A third of EU nationals thought their rental prospects in the private sector were at risk and a quarter felt that landlords in the UK would not rent to them, according to the National Landlords Association (NLA) survey's findings.
The NLA has additionally expressed concern of any new Brexit deal between the UK Government and the EU results in the restriction or removal of the right to freedom of movement.
"If the right to freedom of movement within the EU is curtailed then landlords may have no other option than to end tenancies rather than facing fines and even jail time." Richard Lambert
Richard Lambert, the NLA’s chief executive, said: "These findings show that a significant proportion of tenants from the EU are genuinely concerned they’ll have to uproot themselves from their work, studies, or friends and family on the strength of the referendum result.
"There is still a great deal of uncertainty surrounding the referendum, but we want to reassure European citizens living in the UK it’s simply not the case that landlords will stop letting to them just because the country has decided to leave the EU.
"However, if the right to freedom of movement within the EU is curtailed during the exit negotiations, then landlords may have no other option than to end tenancies rather than facing fines and even jail time if they let property to someone without the legal right to remain in the UK."
From the survey, about 18 per cent of the UK’s private rented sector tenants are EU nationals who currently have the right to freedom of movement within the EU.
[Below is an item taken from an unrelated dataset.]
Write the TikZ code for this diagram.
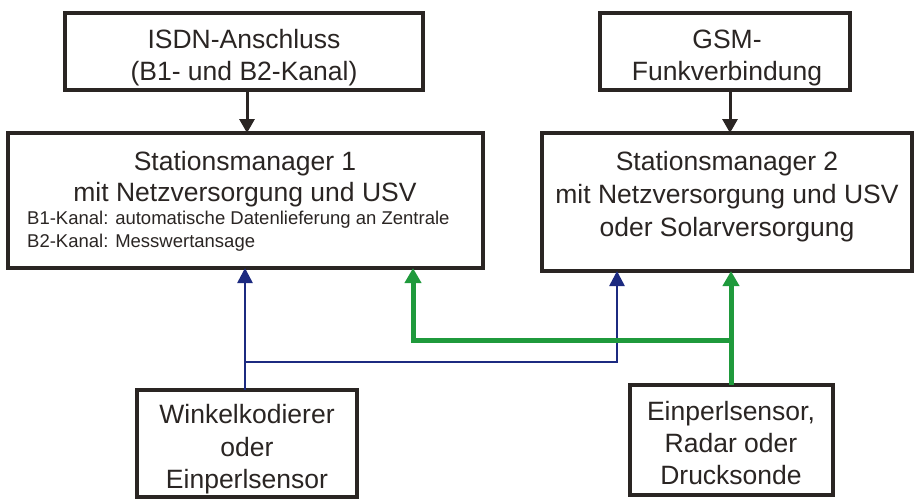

The NLA found that 31 per cent were worried about their prospects as private tenants.
A poll of almost 1,000 renters carried out for the NLA found that 31 per cent were worried about their prospects as private tenants and that a 25 per cent said they were worried that landlords would be less willing to let to non-UK nationals following the result of the EU referendum.
There are currently 173,000 EU nationals living in Scotland today. The first minister Nicola Sturgeon last week hosted a question and answer session with EU nationals after a Scottish cabinet meeting in Edinburgh, covered by by CommonSpace.
In the meeting she called on the UK Government to guarantee that EU nationals living in the UK can remain after Brexit amid the concern of many about whether they would have the right to live and work in Scotland when the UK leaves the EU.